The photocopying of copyright-protected material (e.g. books or scientific papers) is subject to restrictions in most countries; however it is common practice, especially by students, as the cost of purchasing a book for the sake of one article or a few pages may be excessive. In fact the principle of fair use (in the United States) or fair dealing (in other Berne Convention countries) allow this type of copying for research purposes.

In some countries, such as Canada, some universities pay royalties from each photocopy made at university copy machines and copy centers to copyright collectives out of the revenues from the photocopying and these collectives distribute these funds to various scholarly publication publishers.

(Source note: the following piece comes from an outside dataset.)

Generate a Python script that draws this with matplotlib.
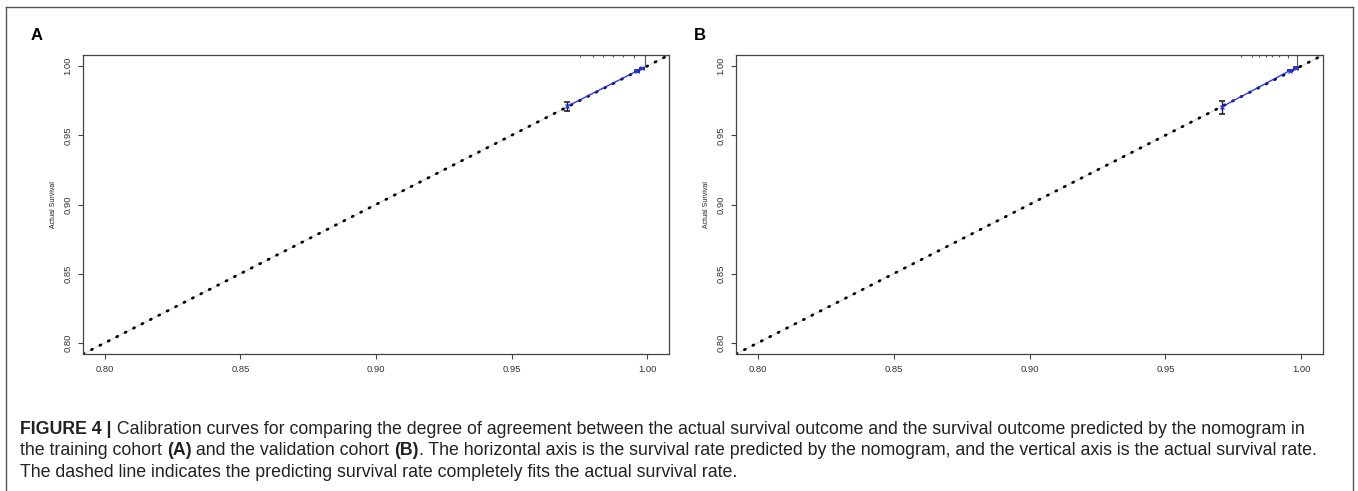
import matplotlib
matplotlib.use("Agg")
import matplotlib.pyplot as plt
from matplotlib.lines import Line2D

plt.rcParams['font.family'] = ['Liberation Sans', 'DejaVu Sans']

############### Data ###############
ticks = [0.80, 0.85, 0.90, 0.95, 1.00]
tick_labels = ["0.80", "0.85", "0.90", "0.95", "1.00"]
lims = (0.792, 1.008)
ideal = [0.792, 1.008]

# panel A - training cohort
a_pred = [0.9705, 0.9962, 0.9982]
a_obs = [0.9710, 0.9965, 0.9984]
a_lo = [0.9675, 0.9956, 0.9979]
a_hi = [0.9740, 0.9972, 0.9989]
a_rug_x = [0.9753, 0.9800, 0.9838, 0.9875, 0.9910, 0.9952, 0.9993]
a_rug_h = [1, 1, 1, 1, 1, 1.4, 4.6]

# panel B - validation cohort
b_pred = [0.9708, 0.9958, 0.9980]
b_obs = [0.9705, 0.9968, 0.9986]
b_lo = [0.9655, 0.9961, 0.9981]
b_hi = [0.9745, 0.9975, 0.9991]
b_rug_x = [0.9780, 0.9820, 0.9846, 0.9870, 0.9893, 0.9919, 0.9950, 0.9985]
b_rug_h = [1, 1, 1, 1, 1, 1, 1.4, 4.6]

caption = [
    [("FIGURE 4 |", "bold"),
     (" Calibration curves for comparing the degree of agreement between the actual survival outcome and the survival outcome predicted by the nomogram in", "normal")],
    [("the training cohort ", "normal"), ("(A)", "bold"), (" and the validation cohort ", "normal"), ("(B)", "bold"),
     (". The horizontal axis is the survival rate predicted by the nomogram, and the vertical axis is the actual survival rate.", "normal")],
    [("The dashed line indicates the predicting survival rate completely fits the actual survival rate.", "normal")],
]

W, H = 1358, 491
fig = plt.figure(figsize=(W / 100, H / 100), dpi=100)

AXC = "#444444"


def calib_panel(rect, pred, obs, lo, hi, rug_x, rug_h):
    ax = fig.add_axes(rect)
    ax.set_xlim(lims)
    ax.set_ylim(lims)
    # ideal line (faint) + dotted reference line
    ax.plot(ideal, ideal, color="#d0d0d0", lw=0.6, zorder=1)
    ax.plot(ideal, ideal, color="black", lw=2.0, linestyle=(0, (0.4, 3.0)),
            dash_capstyle="round", zorder=2)
    # top rug of predicted values
    for x, h in zip(rug_x, rug_h):
        ax.vlines(x, 1 - 0.008 * h, 1, color="#555555", lw=0.8,
                  transform=ax.get_xaxis_transform(), zorder=2)
    # error bars
    ax.errorbar(pred, obs, yerr=[[o - l for o, l in zip(obs, lo)], [h - o for o, h in zip(obs, hi)]],
                fmt="none", ecolor="#222222", elinewidth=1.0, capsize=2.5, capthick=1.2, zorder=3)
    # calibration curve
    ax.plot(pred, obs, color="#2233ff", lw=0.9, marker="x", ms=3.5, mew=0.9, zorder=4)

    ax.set_xticks(ticks)
    ax.set_xticklabels(tick_labels)
    ax.set_yticks(ticks)
    ax.set_yticklabels(tick_labels, rotation=90, va="center")
    ax.tick_params(length=3.6, width=0.8, color=AXC, labelsize=6.8,
                   labelcolor="#333333", pad=4.2)
    for s in ax.spines.values():
        s.set_color(AXC)
        s.set_linewidth(0.9)
    ax.set_ylabel("Actual Survival", fontsize=5, color="#222222")
    ax.yaxis.set_label_coords(-0.044, 0.5)
    return ax


calib_panel([83 / W, 137 / H, 586 / W, 299 / H], a_pred, a_obs, a_lo, a_hi, a_rug_x, a_rug_h)
calib_panel([736 / W, 137 / H, 587 / W, 299 / H], b_pred, b_obs, b_lo, b_hi, b_rug_x, b_rug_h)

# panel letters
fig.text(31 / W, 1 - 40 / H, "A", fontsize=12, fontweight="bold")
fig.text(694 / W, 1 - 40 / H, "B", fontsize=12, fontweight="bold")

# outer frame
frame_c = "#555555"
fig.add_artist(Line2D([6 / W, 6 / W], [0, 1 - 7 / H], color=frame_c, lw=1.0))
fig.add_artist(Line2D([6 / W, 1353 / W], [1 - 7 / H, 1 - 7 / H], color=frame_c, lw=1.0))
fig.add_artist(Line2D([1353 / W, 1353 / W], [0, 1 - 7 / H], color=frame_c, lw=1.0))

############### Caption ###############
renderer = fig.canvas.get_renderer()


def line_width(pieces, size):
    total = 0
    for txt, wt in pieces:
        t = fig.text(0, 0, txt, fontsize=size, fontweight=wt)
        total += t.get_window_extent(renderer).width
        t.remove()
    return total


# reference uses a condensed face; stretch size to match line length
cap_size = 11 * 1315 / line_width(caption[0], 11)
cap_size = min(cap_size, 12.8)
baselines = [434, 455, 477]
for pieces, yb in zip(caption, baselines):
    x = 20
    for txt, wt in pieces:
        t = fig.text(x / W, 1 - yb / H, txt, fontsize=cap_size, fontweight=wt,
                     color="#222222", va="baseline")
        x += t.get_window_extent(renderer).width

fig.savefig("out.png", dpi=100)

In the United States, photocopied compilations of articles, handouts, graphics, and other information called readers are often required texts for college classes. Either the instructor or the copy center is responsible for clearing copyright for every article in the reader, and attribution information is included in the front of the reader.

Forensic identification

Similar to forensic identification of typewriters, computer printers and copiers can be traced down by imperfections in their output. The mechanical tolerances of the toner and paper feed mechanisms cause banding, which contain information about the individual device's mechanical properties. It is usually possible to identify the manufacturer and brand, but in some cases the individual printer can be identified from a set of known ones by comparing their outputs. [1] [2]

In 2005 some high-quality color printers and copiers were demonstrated to steganographically embed their identification code into the printed pages, as fine and almost invisible patterns of yellow dots; this was reportedly practiced with the top-of-the-line copiers for several years already. The sources identify Xerox and Canon as companies doing this. [3] [4] The US government has been reported to have asked these companies to implement such a tracking scheme so that counterfeiting could be traced.